**The problem:** Reproduce each of the lines word for word.

**Dataset extract:**

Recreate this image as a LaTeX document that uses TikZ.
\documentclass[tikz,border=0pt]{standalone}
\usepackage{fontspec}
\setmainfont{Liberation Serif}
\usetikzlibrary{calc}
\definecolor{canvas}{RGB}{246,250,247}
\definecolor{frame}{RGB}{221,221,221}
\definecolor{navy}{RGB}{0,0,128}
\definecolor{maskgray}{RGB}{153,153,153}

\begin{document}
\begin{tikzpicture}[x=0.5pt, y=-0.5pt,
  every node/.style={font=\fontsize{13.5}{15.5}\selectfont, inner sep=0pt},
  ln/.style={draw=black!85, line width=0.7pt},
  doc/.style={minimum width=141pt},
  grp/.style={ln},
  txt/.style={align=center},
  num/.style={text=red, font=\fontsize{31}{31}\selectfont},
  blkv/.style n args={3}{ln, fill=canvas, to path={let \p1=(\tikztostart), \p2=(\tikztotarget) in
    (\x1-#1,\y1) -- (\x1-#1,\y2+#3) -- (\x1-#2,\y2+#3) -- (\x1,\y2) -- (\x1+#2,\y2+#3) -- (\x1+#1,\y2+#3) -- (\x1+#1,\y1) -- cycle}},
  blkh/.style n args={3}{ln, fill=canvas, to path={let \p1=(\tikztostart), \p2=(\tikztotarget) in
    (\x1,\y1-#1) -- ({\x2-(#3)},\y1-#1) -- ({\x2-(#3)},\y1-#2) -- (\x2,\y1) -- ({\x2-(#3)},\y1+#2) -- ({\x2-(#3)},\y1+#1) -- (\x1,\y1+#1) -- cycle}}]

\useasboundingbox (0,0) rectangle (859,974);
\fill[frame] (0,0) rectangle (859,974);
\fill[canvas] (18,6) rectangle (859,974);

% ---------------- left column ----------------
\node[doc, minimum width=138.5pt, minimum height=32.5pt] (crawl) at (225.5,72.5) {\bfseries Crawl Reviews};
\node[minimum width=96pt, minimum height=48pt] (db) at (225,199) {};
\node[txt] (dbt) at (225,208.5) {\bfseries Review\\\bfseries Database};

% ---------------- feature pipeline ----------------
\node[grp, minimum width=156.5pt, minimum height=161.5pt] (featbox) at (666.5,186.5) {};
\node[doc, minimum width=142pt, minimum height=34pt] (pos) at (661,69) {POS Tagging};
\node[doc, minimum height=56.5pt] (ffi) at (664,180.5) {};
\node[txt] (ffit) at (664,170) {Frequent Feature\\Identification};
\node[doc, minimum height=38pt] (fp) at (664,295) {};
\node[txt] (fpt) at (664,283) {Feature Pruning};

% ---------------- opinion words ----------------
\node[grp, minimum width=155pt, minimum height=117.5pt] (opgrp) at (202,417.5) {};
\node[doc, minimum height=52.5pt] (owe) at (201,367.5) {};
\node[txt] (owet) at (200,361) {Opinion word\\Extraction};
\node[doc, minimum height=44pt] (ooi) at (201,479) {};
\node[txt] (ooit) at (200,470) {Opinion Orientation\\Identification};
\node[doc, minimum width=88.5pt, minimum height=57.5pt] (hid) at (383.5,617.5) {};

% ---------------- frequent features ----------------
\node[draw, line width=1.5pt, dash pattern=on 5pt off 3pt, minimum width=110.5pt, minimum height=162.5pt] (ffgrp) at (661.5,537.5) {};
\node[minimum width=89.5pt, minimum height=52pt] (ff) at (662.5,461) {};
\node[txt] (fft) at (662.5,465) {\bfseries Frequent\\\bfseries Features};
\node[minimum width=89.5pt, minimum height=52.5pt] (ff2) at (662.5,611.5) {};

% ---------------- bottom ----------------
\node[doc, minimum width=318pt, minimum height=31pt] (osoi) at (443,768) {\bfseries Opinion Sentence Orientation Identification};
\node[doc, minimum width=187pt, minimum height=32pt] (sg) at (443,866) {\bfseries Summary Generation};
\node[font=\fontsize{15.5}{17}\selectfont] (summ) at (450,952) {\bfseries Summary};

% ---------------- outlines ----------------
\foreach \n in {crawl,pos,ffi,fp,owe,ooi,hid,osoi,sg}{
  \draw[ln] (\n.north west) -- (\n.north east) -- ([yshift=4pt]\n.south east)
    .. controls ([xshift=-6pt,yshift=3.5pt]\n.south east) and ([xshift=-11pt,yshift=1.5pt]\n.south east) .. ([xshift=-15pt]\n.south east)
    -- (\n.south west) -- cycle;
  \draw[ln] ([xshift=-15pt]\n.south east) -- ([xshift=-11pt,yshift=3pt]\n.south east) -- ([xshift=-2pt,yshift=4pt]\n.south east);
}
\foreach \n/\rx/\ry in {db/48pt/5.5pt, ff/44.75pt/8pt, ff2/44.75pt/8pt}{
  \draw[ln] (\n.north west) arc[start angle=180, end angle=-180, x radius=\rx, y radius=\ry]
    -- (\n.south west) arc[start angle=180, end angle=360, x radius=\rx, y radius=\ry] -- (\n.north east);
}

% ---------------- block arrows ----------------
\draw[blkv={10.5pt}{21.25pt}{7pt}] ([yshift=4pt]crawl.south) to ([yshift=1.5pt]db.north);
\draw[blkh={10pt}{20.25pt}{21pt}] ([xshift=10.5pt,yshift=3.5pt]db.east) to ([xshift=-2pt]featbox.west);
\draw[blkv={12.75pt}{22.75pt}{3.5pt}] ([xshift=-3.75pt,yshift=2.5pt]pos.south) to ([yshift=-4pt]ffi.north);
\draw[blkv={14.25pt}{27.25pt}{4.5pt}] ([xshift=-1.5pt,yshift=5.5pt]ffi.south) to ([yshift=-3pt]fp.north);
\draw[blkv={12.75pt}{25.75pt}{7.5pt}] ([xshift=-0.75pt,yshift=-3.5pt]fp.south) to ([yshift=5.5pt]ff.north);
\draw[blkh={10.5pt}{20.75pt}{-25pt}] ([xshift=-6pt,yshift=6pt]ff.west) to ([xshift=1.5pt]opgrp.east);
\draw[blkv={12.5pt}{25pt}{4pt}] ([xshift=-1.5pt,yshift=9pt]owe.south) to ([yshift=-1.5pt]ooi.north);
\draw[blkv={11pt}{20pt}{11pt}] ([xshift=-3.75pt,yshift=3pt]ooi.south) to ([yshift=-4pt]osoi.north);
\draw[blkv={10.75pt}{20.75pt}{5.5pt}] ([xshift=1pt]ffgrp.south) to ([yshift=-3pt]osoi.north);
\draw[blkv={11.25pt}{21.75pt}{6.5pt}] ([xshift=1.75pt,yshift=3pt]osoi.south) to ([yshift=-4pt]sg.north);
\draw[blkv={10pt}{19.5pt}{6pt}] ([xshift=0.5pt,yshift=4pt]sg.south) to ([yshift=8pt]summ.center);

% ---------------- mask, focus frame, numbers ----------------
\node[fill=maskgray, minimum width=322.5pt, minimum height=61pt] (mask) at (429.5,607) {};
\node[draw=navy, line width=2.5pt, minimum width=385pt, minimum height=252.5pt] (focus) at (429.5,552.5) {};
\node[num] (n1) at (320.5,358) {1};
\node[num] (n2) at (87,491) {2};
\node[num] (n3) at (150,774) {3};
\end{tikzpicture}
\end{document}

**Output for this task:**
Recreate this image as a LaTeX document that uses TikZ.
\documentclass[tikz,border=0pt]{standalone}
\usepackage{fontspec}
\setmainfont{Liberation Serif}
\usetikzlibrary{calc}
\definecolor{canvas}{RGB}{246,250,247}
\definecolor{frame}{RGB}{221,221,221}
\definecolor{navy}{RGB}{0,0,128}
\definecolor{maskgray}{RGB}{153,153,153}

\begin{document}
\begin{tikzpicture}[x=0.5pt, y=-0.5pt,
  every node/.style={font=\fontsize{13.5}{15.5}\selectfont, inner sep=0pt},
  ln/.style={draw=black!85, line width=0.7pt},
  doc/.style={minimum width=141pt},
  grp/.style={ln},
  txt/.style={align=center},
  num/.style={text=red, font=\fontsize{31}{31}\selectfont},
  blkv/.style n args={3}{ln, fill=canvas, to path={let \p1=(\tikztostart), \p2=(\tikztotarget) in
    (\x1-#1,\y1) -- (\x1-#1,\y2+#3) -- (\x1-#2,\y2+#3) -- (\x1,\y2) -- (\x1+#2,\y2+#3) -- (\x1+#1,\y2+#3) -- (\x1+#1,\y1) -- cycle}},
  blkh/.style n args={3}{ln, fill=canvas, to path={let \p1=(\tikztostart), \p2=(\tikztotarget) in
    (\x1,\y1-#1) -- ({\x2-(#3)},\y1-#1) -- ({\x2-(#3)},\y1-#2) -- (\x2,\y1) -- ({\x2-(#3)},\y1+#2) -- ({\x2-(#3)},\y1+#1) -- (\x1,\y1+#1) -- cycle}}]

\useasboundingbox (0,0) rectangle (859,974);
\fill[frame] (0,0) rectangle (859,974);
\fill[canvas] (18,6) rectangle (859,974);

% ---------------- left column ----------------
\node[doc, minimum width=138.5pt, minimum height=32.5pt] (crawl) at (225.5,72.5) {\bfseries Crawl Reviews};
\node[minimum width=96pt, minimum height=48pt] (db) at (225,199) {};
\node[txt] (dbt) at (225,208.5) {\bfseries Review\\\bfseries Database};

% ---------------- feature pipeline ----------------
\node[grp, minimum width=156.5pt, minimum height=161.5pt] (featbox) at (666.5,186.5) {};
\node[doc, minimum width=142pt, minimum height=34pt] (pos) at (661,69) {POS Tagging};
\node[doc, minimum height=56.5pt] (ffi) at (664,180.5) {};
\node[txt] (ffit) at (664,170) {Frequent Feature\\Identification};
\node[doc, minimum height=38pt] (fp) at (664,295) {};
\node[txt] (fpt) at (664,283) {Feature Pruning};

% ---------------- opinion words ----------------
\node[grp, minimum width=155pt, minimum height=117.5pt] (opgrp) at (202,417.5) {};
\node[doc, minimum height=52.5pt] (owe) at (201,367.5) {};
\node[txt] (owet) at (200,361) {Opinion word\\Extraction};
\node[doc, minimum height=44pt] (ooi) at (201,479) {};
\node[txt] (ooit) at (200,470) {Opinion Orientation\\Identification};
\node[doc, minimum width=88.5pt, minimum height=57.5pt] (hid) at (383.5,617.5) {};

% ---------------- frequent features ----------------
\node[draw, line width=1.5pt, dash pattern=on 5pt off 3pt, minimum width=110.5pt, minimum height=162.5pt] (ffgrp) at (661.5,537.5) {};
\node[minimum width=89.5pt, minimum height=52pt] (ff) at (662.5,461) {};
\node[txt] (fft) at (662.5,465) {\bfseries Frequent\\\bfseries Features};
\node[minimum width=89.5pt, minimum height=52.5pt] (ff2) at (662.5,611.5) {};

% ---------------- bottom ----------------
\node[doc, minimum width=318pt, minimum height=31pt] (osoi) at (443,768) {\bfseries Opinion Sentence Orientation Identification};
\node[doc, minimum width=187pt, minimum height=32pt] (sg) at (443,866) {\bfseries Summary Generation};
\node[font=\fontsize{15.5}{17}\selectfont] (summ) at (450,952) {\bfseries Summary};

% ---------------- outlines ----------------
\foreach \n in {crawl,pos,ffi,fp,owe,ooi,hid,osoi,sg}{
  \draw[ln] (\n.north west) -- (\n.north east) -- ([yshift=4pt]\n.south east)
    .. controls ([xshift=-6pt,yshift=3.5pt]\n.south east) and ([xshift=-11pt,yshift=1.5pt]\n.south east) .. ([xshift=-15pt]\n.south east)
    -- (\n.south west) -- cycle;
  \draw[ln] ([xshift=-15pt]\n.south east) -- ([xshift=-11pt,yshift=3pt]\n.south east) -- ([xshift=-2pt,yshift=4pt]\n.south east);
}
\foreach \n/\rx/\ry in {db/48pt/5.5pt, ff/44.75pt/8pt, ff2/44.75pt/8pt}{
  \draw[ln] (\n.north west) arc[start angle=180, end angle=-180, x radius=\rx, y radius=\ry]
    -- (\n.south west) arc[start angle=180, end angle=360, x radius=\rx, y radius=\ry] -- (\n.north east);
}

% ---------------- block arrows ----------------
\draw[blkv={10.5pt}{21.25pt}{7pt}] ([yshift=4pt]crawl.south) to ([yshift=1.5pt]db.north);
\draw[blkh={10pt}{20.25pt}{21pt}] ([xshift=10.5pt,yshift=3.5pt]db.east) to ([xshift=-2pt]featbox.west);
\draw[blkv={12.75pt}{22.75pt}{3.5pt}] ([xshift=-3.75pt,yshift=2.5pt]pos.south) to ([yshift=-4pt]ffi.north);
\draw[blkv={14.25pt}{27.25pt}{4.5pt}] ([xshift=-1.5pt,yshift=5.5pt]ffi.south) to ([yshift=-3pt]fp.north);
\draw[blkv={12.75pt}{25.75pt}{7.5pt}] ([xshift=-0.75pt,yshift=-3.5pt]fp.south) to ([yshift=5.5pt]ff.north);
\draw[blkh={10.5pt}{20.75pt}{-25pt}] ([xshift=-6pt,yshift=6pt]ff.west) to ([xshift=1.5pt]opgrp.east);
\draw[blkv={12.5pt}{25pt}{4pt}] ([xshift=-1.5pt,yshift=9pt]owe.south) to ([yshift=-1.5pt]ooi.north);
\draw[blkv={11pt}{20pt}{11pt}] ([xshift=-3.75pt,yshift=3pt]ooi.south) to ([yshift=-4pt]osoi.north);
\draw[blkv={10.75pt}{20.75pt}{5.5pt}] ([xshift=1pt]ffgrp.south) to ([yshift=-3pt]osoi.north);
\draw[blkv={11.25pt}{21.75pt}{6.5pt}] ([xshift=1.75pt,yshift=3pt]osoi.south) to ([yshift=-4pt]sg.north);
\draw[blkv={10pt}{19.5pt}{6pt}] ([xshift=0.5pt,yshift=4pt]sg.south) to ([yshift=8pt]summ.center);

% ---------------- mask, focus frame, numbers ----------------
\node[fill=maskgray, minimum width=322.5pt, minimum height=61pt] (mask) at (429.5,607) {};
\node[draw=navy, line width=2.5pt, minimum width=385pt, minimum height=252.5pt] (focus) at (429.5,552.5) {};
\node[num] (n1) at (320.5,358) {1};
\node[num] (n2) at (87,491) {2};
\node[num] (n3) at (150,774) {3};
\end{tikzpicture}
\end{document}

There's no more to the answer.